COMMENT –The principle of Intervention:  The law with regard to Section 34 of Arbitration and Conciliation Act, 1996, is well settled that the jurisdiction of the Court to interfere with the award made by an arbitrator is very limited and consequently the court while entertaining an objection petition under Section 34 of the said Act cannot sit as a Court of Appeal and that evidence is not to be re- appreciated. The Apex Court in the case of Markfed Vanaspati and Allied Industries v. Union of India reported in (2007) 7 Supreme Court Cases 679, while relying on Bijendra Nath Srivastava (Dead) through LRs v. Mayank Srivastava And Others reported in (1994) 6 Supreme Court Cases 117, has observed that “the arbitrator is the sole judge of the quality as well as the quantity of the evidence. It will not be for the court to take upon itself the task of being a judge of the evidence before the arbitrator. The court should approach an award with a desire to support it, if that is reasonably possible, rather than to destroy it by calling it illegal.” Further in Mcdermott International Inc. v. Burn Standard Co. Ltd. & Ors reported in (2006) 11 SCC 181 it has been held by the Apex Court that “the 1996 Act makes provision for the supervisory role of courts, for the review of the arbitral award only to ensure fairness. Intervention of the court is envisaged in few circumstances only like, in case of fraud or bias by the arbitrators, violation of natural justice, etc.” Recently, the observations of the Apex Court in para 21 in P.R. Shah, Shares and Stock Brokers Private Limited v. B.H.H. Securities Private Limited And Others reported in (2012) 1 Supreme Court Cases 594 is worth noting in this respect. Para 21 reads as under:-
“21. A court does not sit in appeal over the award of an Arbitral Tribunal by reassessing or reappreciating the evidence. An award can be challenged only under the grounds mentioned in Section 34 (2) of the Act. Therefore, in the absence of any ground under section 34 (2) of the Act, it is not possible to re-examine the facts to find out whether a different decision can be arrived at.”

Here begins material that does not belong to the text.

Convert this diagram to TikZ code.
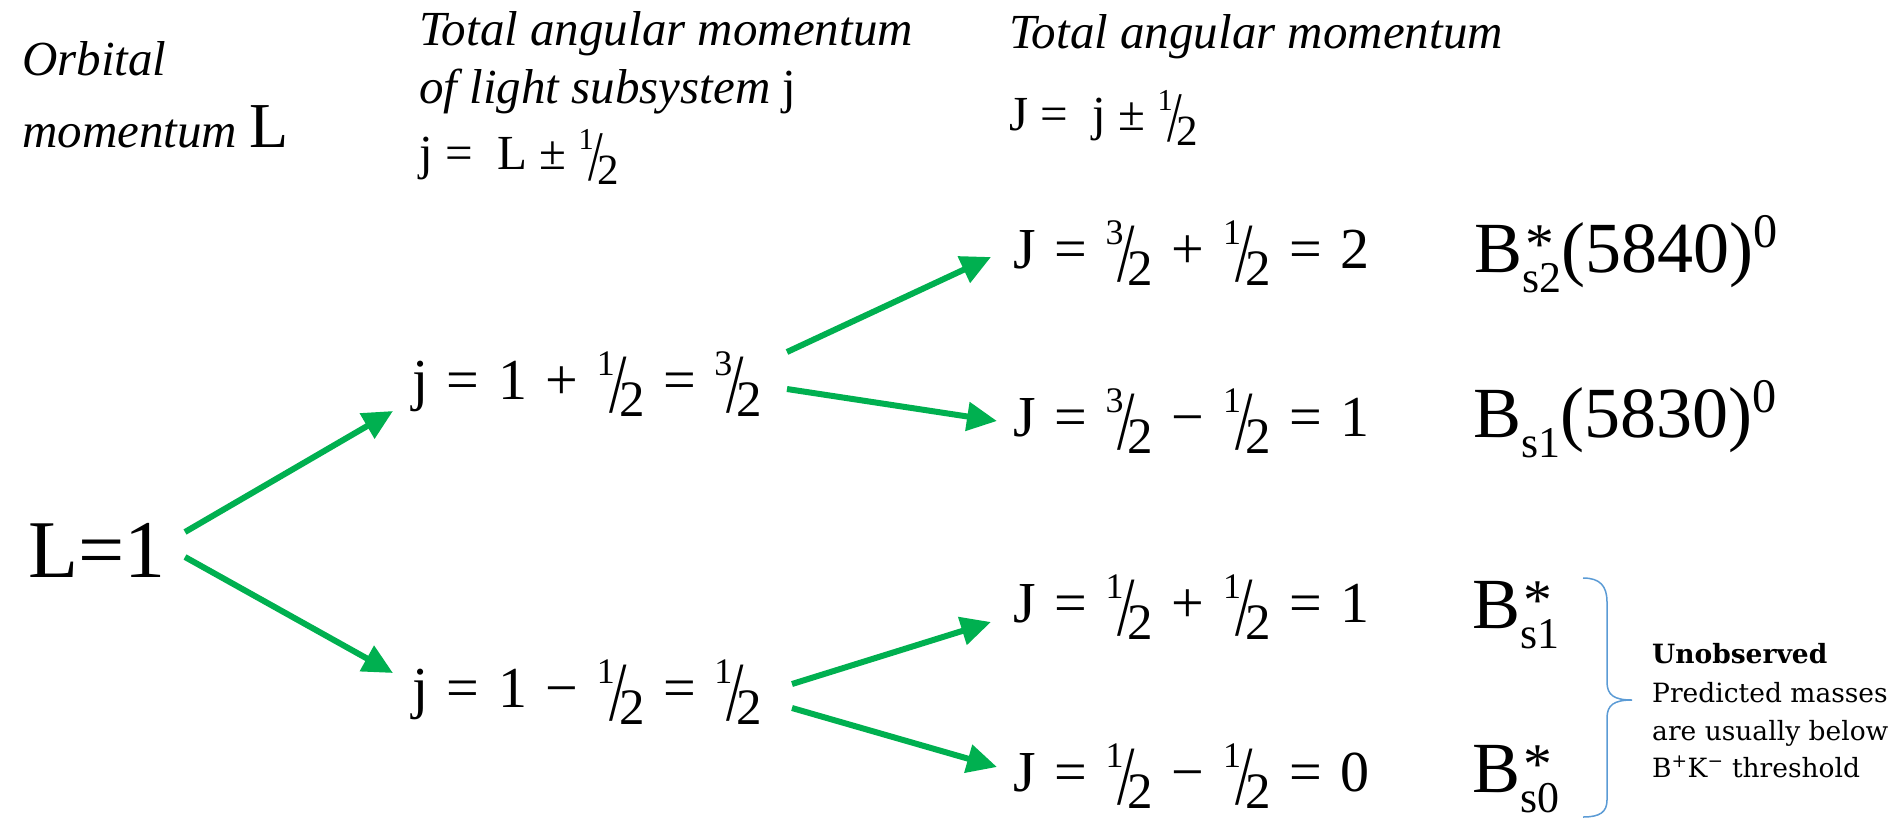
\documentclass[tikz,border=0pt]{standalone}
\usepackage{fontspec}
\usepackage{graphicx}
\usetikzlibrary{arrows.meta}
\setmainfont{Liberation Serif}
\newfontfamily\notefont{DejaVu Serif}
\definecolor{arrgreen}{HTML}{00B050}
\definecolor{braceblue}{HTML}{5B9BD5}
\newcommand\fr[2]{%
  \raisebox{0.40em}{\scalebox{0.62}{#1}}%
  \kern-0.1em
  \raisebox{-0.24em}{\scalebox{1.08}[1.45]{/}}%
  \kern-0.13em
  \raisebox{-0.31em}{\scalebox{0.88}{#2}}}
\newcommand\eqgap{\hspace{0.32em}}
\newcommand\Blab[3]{B\makebox[0pt][l]{\hspace{0.04em}\raisebox{0.12em}{\scalebox{0.8}{#1}}}\raisebox{-0.29em}{\scalebox{0.61}{#2}}#3}
\begin{document}
\begin{tikzpicture}[x=1pt,y=-1pt,
  hdr/.style={font=\itshape\fontsize{49}{58}\selectfont, anchor=base west, inner sep=0pt},
  eqn/.style={font=\fontsize{58}{64}\selectfont, anchor=base west, inner sep=0pt},
  blab/.style={font=\fontsize{72}{80}\selectfont, anchor=base west, inner sep=0pt},
  note/.style={font=\notefont\fontsize{26.5}{38}\selectfont, anchor=base west, inner sep=0pt},
  arr/.style={draw=arrgreen, line width=6pt, -{Triangle[length=30pt,width=28pt]}},
  brace/.style={draw=braceblue, line width=1.5pt}]
\useasboundingbox (0,0) rectangle (1895,820);
% headers
\node[hdr] (hO) at (22,75) {Orbital};
\node[hdr] (hM) at (22,147) {momentum {\upshape\fontsize{64}{64}\selectfont L}};
\node[hdr] (hT1) at (419,45) {Total angular momentum};
\node[hdr] (hT2) at (419,103) {of light subsystem {\upshape j}};
\node[hdr] (hT3) at (419,169) {\upshape j =\ \ L ± \fr{1}{2}};
\node[hdr] (hR1) at (1009,48) {Total angular momentum};
\node[hdr] (hR2) at (1009,130) {\upshape J =\ \ j ± \fr{1}{2}};
% equations
\node[eqn, font=\fontsize{82}{90}\selectfont] (L1) at (28,577) {L=1};
\node[eqn] (ju) at (412,399) {j\eqgap=\eqgap1\eqgap+\eqgap\fr{1}{2}\eqgap=\eqgap\fr{3}{2}};
\node[eqn] (jl) at (412,707) {j\eqgap=\eqgap1\eqgap−\eqgap\fr{1}{2}\eqgap=\eqgap\fr{1}{2}};
\node[eqn] (J1) at (1013,268) {J\eqgap=\eqgap\fr{3}{2}\eqgap+\eqgap\fr{1}{2}\eqgap=\eqgap2};
\node[eqn] (J2) at (1013,436) {J\eqgap=\eqgap\fr{3}{2}\eqgap−\eqgap\fr{1}{2}\eqgap=\eqgap1};
\node[eqn] (J3) at (1013,622) {J\eqgap=\eqgap\fr{1}{2}\eqgap+\eqgap\fr{1}{2}\eqgap=\eqgap1};
\node[eqn] (J4) at (1013,791) {J\eqgap=\eqgap\fr{1}{2}\eqgap−\eqgap\fr{1}{2}\eqgap=\eqgap0};
% particle labels
\node[blab] (B1) at (1474,272) {\Blab{*}{s2}{(5840)\raisebox{0.34em}{\scalebox{0.67}{0}}}};
\node[blab] (B2) at (1473,437) {\Blab{}{s1}{(5830)\raisebox{0.34em}{\scalebox{0.67}{0}}}};
\node[blab] (B3) at (1472,628) {\Blab{*}{s1}{}};
\node[blab] (B4) at (1472,792) {\Blab{*}{s0}{}};
% note
\node[note] (n1) at (1652,663) {\bfseries Unobserved};
\node[note] (n2) at (1652,702) {Predicted masses};
\node[note] (n3) at (1652,740) {are usually below};
\node[note] (n4) at (1652,777) {B\textsuperscript{+}K\textsuperscript{−} threshold};
% brace
\draw[brace] (1583,578) .. controls (1600,578) and (1607,586) .. (1607,602) -- (1607,682)
  .. controls (1607,695) and (1614,700) .. (1632,700)
  .. controls (1614,700) and (1607,705) .. (1607,718) -- (1607,800)
  .. controls (1607,812) and (1600,817) .. (1583,817);
% arrows
\coordinate (a1s) at (185,532); \coordinate (a1e) at (393,411);
\coordinate (a2s) at (185,557); \coordinate (a2e) at (393,673);
\coordinate (a3s) at (787,352); \coordinate (a3e) at (991,257);
\coordinate (a4s) at (787,389); \coordinate (a4e) at (997,421);
\coordinate (a5s) at (792,684); \coordinate (a5e) at (991,622);
\coordinate (a6s) at (792,708); \coordinate (a6e) at (997,767);
\draw[arr] (a1s) -- (a1e);
\draw[arr] (a2s) -- (a2e);
\draw[arr] (a3s) -- (a3e);
\draw[arr] (a4s) -- (a4e);
\draw[arr] (a5s) -- (a5e);
\draw[arr] (a6s) -- (a6e);
\end{tikzpicture}
\end{document}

Appreciation of facts and evidence: Where the Arbitral Tribunal has assessed the material and evidence placed before it in detail, the court while considering the objections under Section 34 of the said Act does not sit as a court of appeal and is not expected to re-appreciate the entire evidence and reassess the case of the parties. The jurisdiction under section 34 is not appellate in nature and an award passed by an Arbitrator cannot be set aside on the ground that it was erroneous. It is not open to the court to interfere with the award merely because in the opinion of the court, another view is possible. The duty of the court in these circumstances is to see whether the view taken by the Arbitrator is a plausible view on the facts, pleadings and evidence before the Arbitrator. Even if on the assessment of material, the court while considering the objections under section 34 is of the view that there are two views possible and the Arbitral Tribunal has taken one of the possible views which could have been taken on the material before it, the court would be reluctant to interfere. The court is not to substitute its view with the view of the Arbitrator if the view taken by the Arbitrator is reasonable and plausible.